■ Data shown:

▬▬▬▬▬▬▬▬▬▬

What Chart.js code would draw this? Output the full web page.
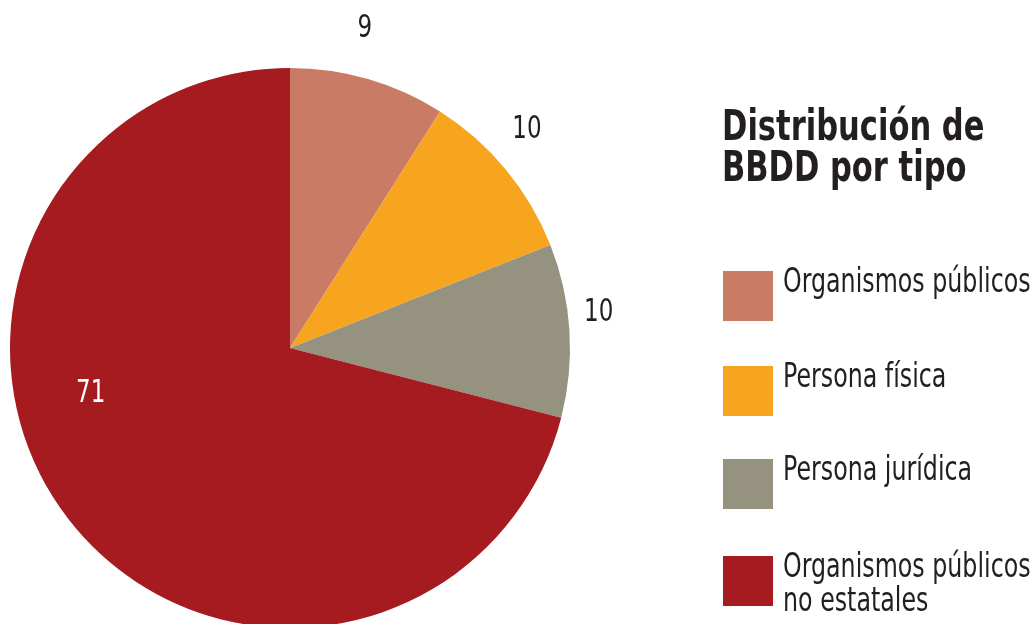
<!DOCTYPE html>
<html>
<head>
<meta charset="utf-8">
<script src="https://cdn.jsdelivr.net/npm/chart.js@4/dist/chart.umd.min.js"></script>
<style>
html,body{margin:0;padding:0;background:#fff;overflow:hidden;width:1032px;height:624px}
#wrap{position:relative;width:1032px;height:624px;overflow:hidden}
#chart{position:absolute;left:0;top:0}
.f{font-family:"Liberation Sans Narrow","DejaVu Sans Condensed","Roboto",sans-serif;color:#231f20;white-space:nowrap;transform-origin:0 0;transform:scaleX(0.8)}
#title{position:absolute;left:722px;top:105px;font-size:43px;font-weight:bold;line-height:41px;transform:scaleX(0.79)}
.item{position:absolute;left:723px}
.box{position:absolute;left:0;top:0;width:50px;height:50px}
.txt{position:absolute;left:60px;top:-7px;font-size:33px;line-height:34px}
</style>
</head>
<body>
<div id="wrap">
<canvas id="chart" width="1032" height="696"></canvas>
<div id="title" class="f">Distribución de<br>BBDD por tipo</div>
<div id="legend"></div>
</div>
<script>
// ---------- data ----------
const labels = ["Organismos públicos","Persona física","Persona jurídica","Organismos públicos no estatales"];
const legendLines = [["Organismos públicos"],["Persona física"],["Persona jurídica"],["Organismos públicos","no estatales"]];
const values = [9,10,10,71];
const colors = ["#c97b65","#f7a51f","#969280","#a51b20"];

// label placement: outside for small slices, inside for the big one
const labelDist = [1.17,1.15,1.11,0.73];
const labelTurn = [-3,-3,-3,25];
const labelColor = ["#231f20","#231f20","#231f20","#ffffff"];

const sliceLabels = {
    id:"sliceLabels",
    afterDatasetsDraw(chart){
        const ctx = chart.ctx;
        const arcs = chart.getDatasetMeta(0).data;
        arcs.forEach((arc,i)=>{
            const p = arc.getProps(["x","y","startAngle","endAngle","outerRadius"],true);
            const a = (p.startAngle+p.endAngle)/2 + labelTurn[i]*Math.PI/180;
            const r = p.outerRadius*labelDist[i];
            ctx.save();
            ctx.translate(p.x+Math.cos(a)*r, p.y+Math.sin(a)*r);
            ctx.scale(0.8,1);
            ctx.font = '32px "Liberation Sans Narrow","DejaVu Sans Condensed",sans-serif';
            ctx.textAlign = "center";
            ctx.textBaseline = "middle";
            ctx.fillStyle = labelColor[i];
            ctx.fillText(String(values[i]),0,0);
            ctx.restore();
        });
    }
};

new Chart(document.getElementById("chart"),{
    type:"pie",
    data:{
        labels:labels,
        datasets:[{
            data:values,
            backgroundColor:colors,
            borderWidth:0
        }]
    },
    options:{
        animation:false,
        responsive:false,
        radius:280,
        layout:{padding:{left:0,right:452,top:0,bottom:0}},
        plugins:{
            legend:{display:false},
            tooltip:{enabled:false}
        }
    },
    plugins:[sliceLabels]
});

// ---------- legend ----------
const legend = document.getElementById("legend");
const tops = [271,366,459,556];
labels.forEach((l,i)=>{
    const it = document.createElement("div");
    it.className = "item";
    it.style.top = tops[i]+"px";
    it.innerHTML = '<div class="box" style="background:'+colors[i]+'"></div>'+
        '<div class="txt f">'+legendLines[i].join("<br>")+'</div>';
    legend.appendChild(it);
});
</script>
</body>
</html>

▬▬▬▬▬▬▬▬▬▬

■ Direction: Reproduce every line above as written, skipping pictures.

■ Written reply:
What Chart.js code would draw this? Output the full web page.
<!DOCTYPE html>
<html>
<head>
<meta charset="utf-8">
<script src="https://cdn.jsdelivr.net/npm/chart.js@4/dist/chart.umd.min.js"></script>
<style>
html,body{margin:0;padding:0;background:#fff;overflow:hidden;width:1032px;height:624px}
#wrap{position:relative;width:1032px;height:624px;overflow:hidden}
#chart{position:absolute;left:0;top:0}
.f{font-family:"Liberation Sans Narrow","DejaVu Sans Condensed","Roboto",sans-serif;color:#231f20;white-space:nowrap;transform-origin:0 0;transform:scaleX(0.8)}
#title{position:absolute;left:722px;top:105px;font-size:43px;font-weight:bold;line-height:41px;transform:scaleX(0.79)}
.item{position:absolute;left:723px}
.box{position:absolute;left:0;top:0;width:50px;height:50px}
.txt{position:absolute;left:60px;top:-7px;font-size:33px;line-height:34px}
</style>
</head>
<body>
<div id="wrap">
<canvas id="chart" width="1032" height="696"></canvas>
<div id="title" class="f">Distribución de<br>BBDD por tipo</div>
<div id="legend"></div>
</div>
<script>
// ---------- data ----------
const labels = ["Organismos públicos","Persona física","Persona jurídica","Organismos públicos no estatales"];
const legendLines = [["Organismos públicos"],["Persona física"],["Persona jurídica"],["Organismos públicos","no estatales"]];
const values = [9,10,10,71];
const colors = ["#c97b65","#f7a51f","#969280","#a51b20"];

// label placement: outside for small slices, inside for the big one
const labelDist = [1.17,1.15,1.11,0.73];
const labelTurn = [-3,-3,-3,25];
const labelColor = ["#231f20","#231f20","#231f20","#ffffff"];

const sliceLabels = {
    id:"sliceLabels",
    afterDatasetsDraw(chart){
        const ctx = chart.ctx;
        const arcs = chart.getDatasetMeta(0).data;
        arcs.forEach((arc,i)=>{
            const p = arc.getProps(["x","y","startAngle","endAngle","outerRadius"],true);
            const a = (p.startAngle+p.endAngle)/2 + labelTurn[i]*Math.PI/180;
            const r = p.outerRadius*labelDist[i];
            ctx.save();
            ctx.translate(p.x+Math.cos(a)*r, p.y+Math.sin(a)*r);
            ctx.scale(0.8,1);
            ctx.font = '32px "Liberation Sans Narrow","DejaVu Sans Condensed",sans-serif';
            ctx.textAlign = "center";
            ctx.textBaseline = "middle";
            ctx.fillStyle = labelColor[i];
            ctx.fillText(String(values[i]),0,0);
            ctx.restore();
        });
    }
};

new Chart(document.getElementById("chart"),{
    type:"pie",
    data:{
        labels:labels,
        datasets:[{
            data:values,
            backgroundColor:colors,
            borderWidth:0
        }]
    },
    options:{
        animation:false,
        responsive:false,
        radius:280,
        layout:{padding:{left:0,right:452,top:0,bottom:0}},
        plugins:{
            legend:{display:false},
            tooltip:{enabled:false}
        }
    },
    plugins:[sliceLabels]
});

// ---------- legend ----------
const legend = document.getElementById("legend");
const tops = [271,366,459,556];
labels.forEach((l,i)=>{
    const it = document.createElement("div");
    it.className = "item";
    it.style.top = tops[i]+"px";
    it.innerHTML = '<div class="box" style="background:'+colors[i]+'"></div>'+
        '<div class="txt f">'+legendLines[i].join("<br>")+'</div>';
    legend.appendChild(it);
});
</script>
</body>
</html>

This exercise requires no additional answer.